I am trying to figure out what character set putchar uses. Seemingly, it cannot print multi-byte characters:
putchar('€') //gcc warning: multi-character character constant
But when the codepage of the terminal in Windows is set to 1252 (West European Latin) with chcp 1252, the following code is able to print the Euro sign:
putchar(128)
But still, even though the terminal's charset is set to 1252, putchar('€') cannot print the Euro sign.
Can anybody please explain the above (seeming) discrepancy to me?
Thank you very much.
char
in C for all practical purposes means "byte", not "character"
Your source file is most likely encoded in UTF-8, where the euro symbol is encoded as the following 3 bytes: 0xE2 0x82 0xAC.
putchar
, as the name implies, writes single bytes. C as a language has no notion of "characters" or "encodings", and GCC by default uses the exact bytes it found in the source file. So in your case it prints a byte 0xAC (the least significant byte of '€'
) to the standard output. It doesn't matter how it looks like in your editor or what encoding the file is supposed to be. GCC doesn't case, it copies bytes as-is.
What the terminal displays given the stream of bytes from a program, it depends solely on the settings of that terminal. If you want to display UTF-8 encoded text in Windows terminal, you should enter chcp 65001
and change the font to Lucida.
Since your editor displays the bytes according to a specified encoding, and a terminal displays the same bytes using some encoding, then (as long as you use GCC or Clang with default settings) if the editor and terminal use the same encoding, you should see the same characters in both programs.
EDIT: Few remarks about how GCC handles encodings:
There are two options: -finput-charset
and -fexec-charset
. GCC treats bytes in narrow string and char literals literally only if those two options are identical.

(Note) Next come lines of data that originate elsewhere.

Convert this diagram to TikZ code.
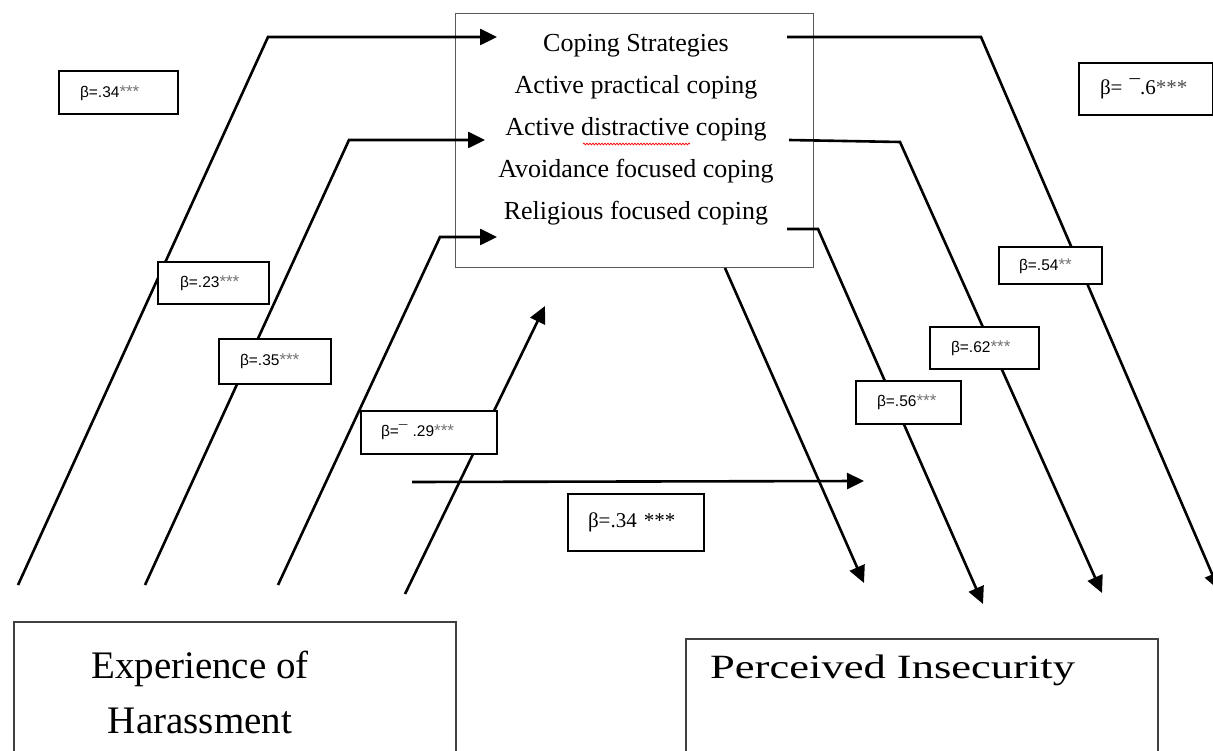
\documentclass[tikz,border=0pt]{standalone}
\usepackage{fontspec}
\usepackage{graphicx}
\setmainfont{Liberation Serif}
\newfontfamily\arialf{Liberation Sans}
\usetikzlibrary{arrows.meta,decorations.pathmorphing}
\definecolor{stargray}{RGB}{115,115,115}
\newcommand{\stars}[1]{\textcolor{stargray}{\fontsize{17}{17}\selectfont #1}}
\begin{document}
\begin{tikzpicture}[x=1pt,y=-1pt,
  seg/.style={line width=2.6pt, line join=miter},
  conn/.style={line width=2.6pt, line join=miter, -{Triangle[length=17pt,width=16pt]}},
  lab/.style={draw, line width=2pt, fill=white, align=left, inner ysep=0pt,
    font=\arialf\fontsize{15.5}{17}\selectfont},
  slab/.style={draw, line width=2pt, fill=white, align=left, inner ysep=0pt,
    font=\fontsize{21}{24}\selectfont},
  bigbox/.style={draw=black!75, line width=1.6pt, inner sep=0pt, anchor=north west}
]
\useasboundingbox (0,0) rectangle (1213,751);

% main boxes
\node[draw=black!65, line width=1.3pt, minimum width=358pt, minimum height=254pt, inner sep=0pt, anchor=north west] (coping) at (455,13) {};
\node[font=\fontsize{26}{42}\selectfont, align=center] (copt) at (636,130)
  {Coping Strategies\\Active practical coping\\Active distractive coping\\Avoidance focused coping\\Religious focused coping};
\draw[red, line width=0.7pt, decorate, decoration={snake, amplitude=0.9pt, segment length=3pt}] (583,144) -- (690,144);

\node[bigbox, minimum width=442pt, minimum height=160pt] (exp) at (13,621) {};
\node[font=\fontsize{39}{55}\selectfont, align=center] (expt) at (200,692) {Experience of\\Harassment};

\node[bigbox, minimum width=472pt, minimum height=160pt] (per) at (685,638) {};
\node[font=\fontsize{34}{40}\selectfont, anchor=west, inner sep=0pt] (pert) at (710,670) {\scalebox{1.31}[1]{Perceived Insecurity}};

% coordinates
\coordinate (L1s) at (18,585);  \coordinate (L1b) at (268,37);  \coordinate (L1e) at (497,37);
\coordinate (L2s) at (145,585); \coordinate (L2b) at (349,140); \coordinate (L2e) at (485,140);
\coordinate (L3s) at (278,585); \coordinate (L3b) at (440,237); \coordinate (L3e) at (497,237);
\coordinate (L4s) at (405,594); \coordinate (L4e) at (545,306);
\coordinate (R1s) at (787,37);  \coordinate (R1b) at (981,37);  \coordinate (R1e) at (1219,590);
\coordinate (R2s) at (789,140); \coordinate (R2b) at (900,142); \coordinate (R2e) at (1102,593);
\coordinate (R3s) at (787,229); \coordinate (R3b) at (818,229); \coordinate (R3e) at (983,604);
\coordinate (R4s) at (725,268); \coordinate (R4e) at (864,583);
\coordinate (Ds) at (412,482);  \coordinate (De) at (864,481);

% connectors
\draw[conn] (L1s) -- (L1b) -- (L1e);
\draw[conn] (L2s) -- (L2b) -- (L2e);
\draw[conn] (L3s) -- (L3b) -- (L3e);
\draw[conn] (L4s) -- (L4e);
\draw[conn] (R1s) -- (R1b) -- (R1e);
\draw[conn] (R2s) -- (R2b) -- (R2e);
\draw[conn] (R3s) -- (R3b) -- (R3e);
\draw[conn] (R4s) -- (R4e);
\draw[conn] (Ds) -- (De);

% labels
\node[lab, minimum height=43pt, text width=77pt, inner xsep=21pt] (l34) at (118.5,93) {β=.34\stars{***}};
\node[lab, minimum height=42pt, text width=67pt, inner xsep=22pt] (l23) at (213.5,283.5) {β=.23\stars{***}};
\node[lab, minimum height=44pt, text width=70pt, inner xsep=21pt] (l35) at (275,361.5) {β=.35\stars{***}};
\node[lab, minimum height=43pt, text width=96pt, inner xsep=20pt] (l29) at (429,432) {β=¯ .29\stars{***}};
\node[slab, minimum height=57pt, text width=96pt, inner xsep=20pt] (l34b) at (636,522.5) {β=.34 ***};
\node[slab, minimum height=52pt, text width=92pt, inner xsep=21pt] (l6) at (1146,89) {β= ¯.6\textcolor{black!70}{***}};
\node[lab, minimum height=37pt, text width=63pt, inner xsep=20pt] (l54) at (1050.5,266) {β=.54\stars{**}};
\node[lab, minimum height=41pt, text width=67pt, inner xsep=21pt] (l62) at (984.5,348) {β=.62\stars{***}};
\node[lab, minimum height=43pt, text width=63pt, inner xsep=21pt] (l56) at (908.5,402) {β=.56\stars{***}};
\end{tikzpicture}
\end{document}
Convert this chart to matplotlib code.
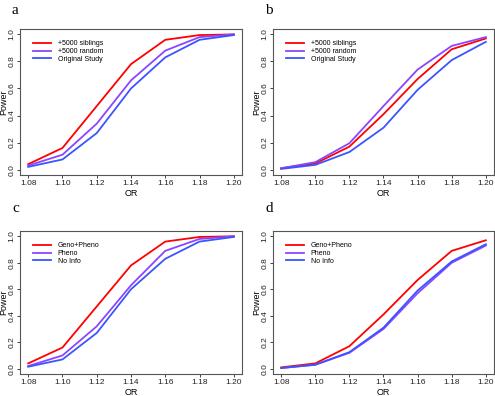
import matplotlib
matplotlib.use("Agg")
import matplotlib.pyplot as plt

odds_ratios = [1.08, 1.10, 1.12, 1.14, 1.16, 1.18, 1.20]
x_tick_labels = ["1.08", "1.10", "1.12", "1.14", "1.16", "1.18", "1.20"]
y_ticks = [0.0, 0.2, 0.4, 0.6, 0.8, 1.0]

legend_ab = ["+5000 siblings", "+5000 random", "Original Study"]
legend_cd = ["Geno+Pheno", "Pheno", "No Info"]

a_siblings = [0.04, 0.16, 0.47, 0.78, 0.96, 0.995, 1.0]
a_random = [0.03, 0.11, 0.34, 0.66, 0.88, 0.98, 1.0]
a_original = [0.02, 0.075, 0.27, 0.60, 0.83, 0.96, 0.995]

b_siblings = [0.01, 0.045, 0.17, 0.41, 0.67, 0.89, 0.97]
b_random = [0.01, 0.055, 0.195, 0.47, 0.74, 0.915, 0.98]
b_original = [0.005, 0.035, 0.13, 0.31, 0.59, 0.81, 0.945]

c_genopheno = [0.04, 0.16, 0.47, 0.78, 0.96, 0.995, 1.0]
c_pheno = [0.02, 0.10, 0.32, 0.63, 0.89, 0.98, 1.0]
c_noinfo = [0.015, 0.07, 0.27, 0.60, 0.83, 0.96, 0.995]

d_genopheno = [0.01, 0.04, 0.17, 0.41, 0.67, 0.89, 0.97]
d_pheno = [0.005, 0.03, 0.12, 0.30, 0.57, 0.80, 0.93]
d_noinfo = [0.005, 0.03, 0.125, 0.31, 0.59, 0.81, 0.94]

colors = ["#ff0000", "#8c45ff", "#3a55ff"]
sans = ["Liberation Sans", "DejaVu Sans"]
serif = ["Liberation Serif", "DejaVu Serif"]

fig = plt.figure(figsize=(4.95, 3.96), dpi=100)

W, H = 495.0, 396.0
def ax_at(l, t, r, b):
    return fig.add_axes([l / W, 1 - b / H, (r - l) / W, (b - t) / H])

panels = [
    ("a", (20, 29, 242, 175), (a_siblings, a_random, a_original), legend_ab, (12, 10), 4),
    ("b", (273, 29, 494, 175), (b_siblings, b_random, b_original), legend_ab, (265, 10), 257),
    ("c", (20, 231, 242, 374), (c_genopheno, c_pheno, c_noinfo), legend_cd, (12, 209), 4),
    ("d", (273, 231, 494, 374), (d_genopheno, d_pheno, d_noinfo), legend_cd, (265, 209), 257),
]

for label, box, series, names, lpos, ylab_x in panels:
    ax = ax_at(*box)
    for vals, col, nm in zip(series, colors, names):
        ax.plot(odds_ratios, vals, color=col, lw=1.3, label=nm)
    ax.set_xlim(1.08 - 0.0048, 1.20 + 0.0048)
    ax.set_ylim(-0.04, 1.04)
    ax.set_xticks(odds_ratios)
    ax.set_xticklabels(x_tick_labels, fontsize=6, family=sans)
    ax.set_yticks(y_ticks)
    ax.set_yticklabels([f"{v:.1f}" for v in y_ticks], fontsize=6, family=sans,
                       rotation=90, va="center")
    ax.tick_params(direction="out", length=2.5, width=0.6, pad=1.0, colors="#222222")
    for s in ax.spines.values():
        s.set_color("#555555")
        s.set_linewidth(0.8)
    ax.set_xlabel("OR", fontsize=6.5, family=sans, va="top")
    ax.xaxis.set_label_coords(0.5, -14.0 / (box[3] - box[1]))
    ax.set_ylabel("Power", fontsize=6.5, family=sans, va="center")
    ax.yaxis.set_label_coords((ylab_x - box[0]) / (box[2] - box[0]), 0.5)
    ax.legend(loc="upper left", frameon=False, prop={"family": sans, "size": 5},
              handlelength=2.6, handletextpad=1.0, labelspacing=0.12,
              borderaxespad=0.8, bbox_to_anchor=(0.02, 0.98))
    fig.text(lpos[0] / W, 1 - lpos[1] / H, label, fontsize=11, family=serif,
             ha="left", va="center")

fig.savefig("out.png", dpi=100)
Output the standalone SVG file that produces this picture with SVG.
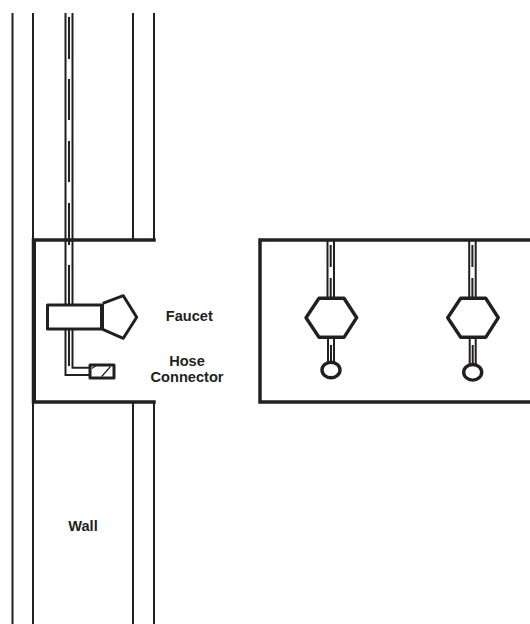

If they are not, GCC converts them from input encoding to exec encoding.
After a bit of testing, I conclude that for some reason your GCC runs with Windows-1250 as input encoding and UTF-8 as exec encoding.
If you want to make really really sure you are using the right encoding, add -finput-charset=cp1250 -fexec-charset=cp1250
to compiler options.
Also, this way you can make your program run in the default encoding of your console if you so desire.